A partire da una riforma del 1900, il sistema dei kana permette di fissare la scrittura giapponese: a ogni carattere (kana) corrisponde una sola sillaba. Le varianti hiragana così eliminati vengono oggi chiamati hentaigana (変体仮名) e sono soprattutto usati per dare uno stile arcaico alla scrittura.

Una lingua, tre sistemi di scrittura

Oggi, quindi, si usano tre sistemi di scrittura giapponese, kanji, katakana e hiragana. C i sono anche due sistemi secondari: rōmaji (ローマ字), cioè l’alfabeto latino, e arabia-sūji (アラビア数字) per i numeri. Ad esempio:

9月にスぺインに行きます。
A settembre vado in Spagna

In questa frase possiamo distinguere due kanji  (月 e 行), dei katakana (スぺイン, Spagna), un numero arabo e degli hiragana (tutto il resto).
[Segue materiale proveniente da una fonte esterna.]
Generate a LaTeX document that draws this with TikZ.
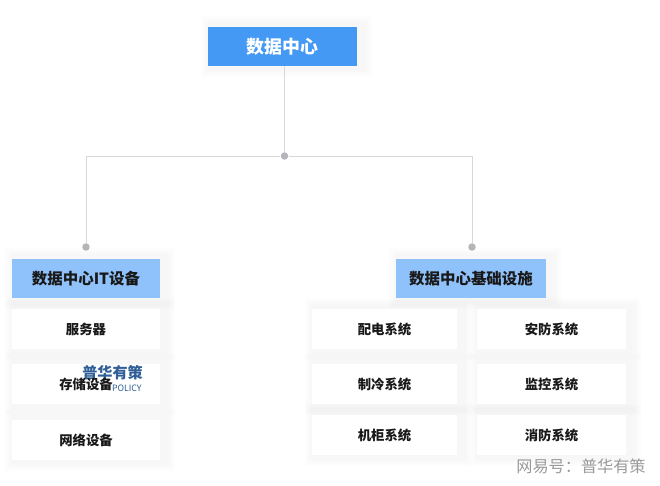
\documentclass[tikz,border=0pt]{standalone}
\usepackage{fontspec}
\setmainfont{Noto Sans CJK SC}
\setsansfont{Noto Sans CJK SC}
\usetikzlibrary{shadows}
\definecolor{rootblue}{HTML}{4499F5}
\definecolor{headblue}{HTML}{8FC1FB}
\definecolor{linegray}{HTML}{D8D8D8}
\definecolor{dotgray}{HTML}{B4B6B9}
\definecolor{markblue}{HTML}{2F5F96}
\begin{document}
\begin{tikzpicture}[x=0.02cm,y=-0.02cm,
	soft shadow/.style={
		general shadow={shadow xshift=0.08cm,shadow yshift=0cm,draw=black,opacity=0.007,line width=0.44cm},
		general shadow={shadow xshift=0.08cm,shadow yshift=0cm,draw=black,opacity=0.007,line width=0.36cm},
		general shadow={shadow xshift=0.08cm,shadow yshift=0cm,draw=black,opacity=0.007,line width=0.28cm},
		general shadow={shadow xshift=0.08cm,shadow yshift=0cm,draw=black,opacity=0.007,line width=0.2cm}},
	box node/.style={inner sep=0pt,minimum height=0.78cm,font=\bfseries,text=black!90},
	root node/.style={box node,soft shadow,fill=rootblue,text=white,minimum width=2.98cm,font=\fontsize{10.2}{12}\bfseries},
	head node/.style={box node,soft shadow,fill=headblue,font=\fontsize{8.8}{10}\bfseries},
	item node/.style={box node,soft shadow,fill=white,minimum height=0.8cm,font=\fontsize{7.6}{9}\bfseries},
	dot node/.style={circle,fill=dotgray,inner sep=0pt,minimum size=0.15cm},
	link/.style={linegray,line width=0.5pt}]
	
	\useasboundingbox (0,0) rectangle (660,486);
	
	\node[root node] (Root) at (282.5,46.5) {数据中心};
	\node[dot node] (Hub) at (284.5,156) {};
	\node[dot node] (DotIT) at (86,247) {};
	\node[dot node] (DotBase) at (472,247) {};
	\coordinate (RootFoot) at (284.5,66);
	
	\draw[link] (RootFoot) -- (Hub);
	\draw[link] (DotIT) |- (Hub);
	\draw[link] (DotBase) |- (Hub);
	
	\node[head node,minimum width=2.96cm] (HeadIT) at (86,278.5) {数据中心IT设备};
	\node[head node,minimum width=3cm] (HeadBase) at (471,278.5) {数据中心基础设施};
	
	% left column
	\node[item node,minimum width=2.96cm] (Server) at (86,329) {服务器};
	\node[item node,minimum width=2.96cm] (Storage) at (86,384) {};
	\node[item node,minimum width=2.96cm] (Network) at (86,440) {网络设备};
	
	\node[text=markblue,inner sep=0pt,font=\fontsize{8.6}{10}\bfseries] (MarkName) at (112.5,373) {普华有策};
	\node[text=markblue,inner sep=0pt,anchor=east,font=\fontsize{5}{6}\selectfont] (MarkSub) at (142,388) {POLICY};
	\node[inner sep=0pt,text=black!90,font=\fontsize{7.6}{9}\bfseries] (StorageText) at (Storage.center) {存储设备};
	
	% right columns
	\node[item node,minimum width=2.9cm] (Power) at (384.5,329) {配电系统};
	\node[item node,minimum width=2.9cm] (Cooling) at (384.5,384) {制冷系统};
	\node[item node,minimum width=2.9cm] (Rack) at (384.5,435) {机柜系统};
	\node[item node,minimum width=2.98cm] (Security) at (551.5,329) {安防系统};
	\node[item node,minimum width=2.98cm] (Monitor) at (551.5,384) {监控系统};
	\node[item node,minimum width=2.98cm] (Fire) at (551.5,435) {消防系统};
	
	\node[text=black!40,inner sep=0pt,font=\fontsize{9.2}{11}\selectfont] (Credit) at (581,466) {网易号：普华有策};
\end{tikzpicture}
\end{document}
Quale sistema per quale uso?

Ora vediamo in quale caso usare ognuno di questi sistemi di scrittura giapponese:

  • Kanji : i kanji sono in qualche senso il sistema di scrittura centrale perché servono a scrivere i nomi, le radici dei versi e degli aggettivi.
  • Hiragana : il sistema hiragana permette di scrivere la grammatica giapponese, come le terminazioni dei verbi e degli aggettivi, prefissi e suffissi. Alcune parole molto frequenti sono solitamente scritte in hiragana più che in kanji. Ad esempio, è più frequente vedere  どこ (doko, “dove”) che 何処 (stessa parola in kanji).
  • Katakana : l’uso principale del katakana è la trascrizione delle parole straniere (tranne i numerosi prestiti da cinese e coreano). Ad esempio,  パン (pan, “pane”) viene dal portoghese pão, ナイフ (naifu, “coltello”) dall’inglese knife, etc. Il katakana serve anche a scrivere le onomatopee, i nomi scientifici degli animali o pure a rendere più visibili le scritte sui cartelloni pubblicitari.
  • Rōmaji : il ricorso all’alfabeto latino permette molto semplicemente di trascrivere i nomi giapponesi in un sistema di scrittura più comprensibile agli occidentali. Anche gli acronimi sono scritti con questo sistema, tipo NHK (Nihon Hosō Kyōkai), il servizio pubblico radiotelevisivo.
  • Numeri arabi : ovviamente esistono kanji per i numeri e i loro nomi : 一, 二, 三, 四… Tuttavia le cifre arabe sono molto usate, ad esempio per le date, 2016年10月16日 (16 ottobre 2016).

Pronti ad imparare la scrittura giapponese?

In questo primo articolo abbiamo visto come sono nati i sistemi di scrittura giapponese e quando usarli. Nel prossimo entreremo nel dettaglio dei kana (hiragana e katakana), per finire, nel terzo, con kanji e rōmajis. またね!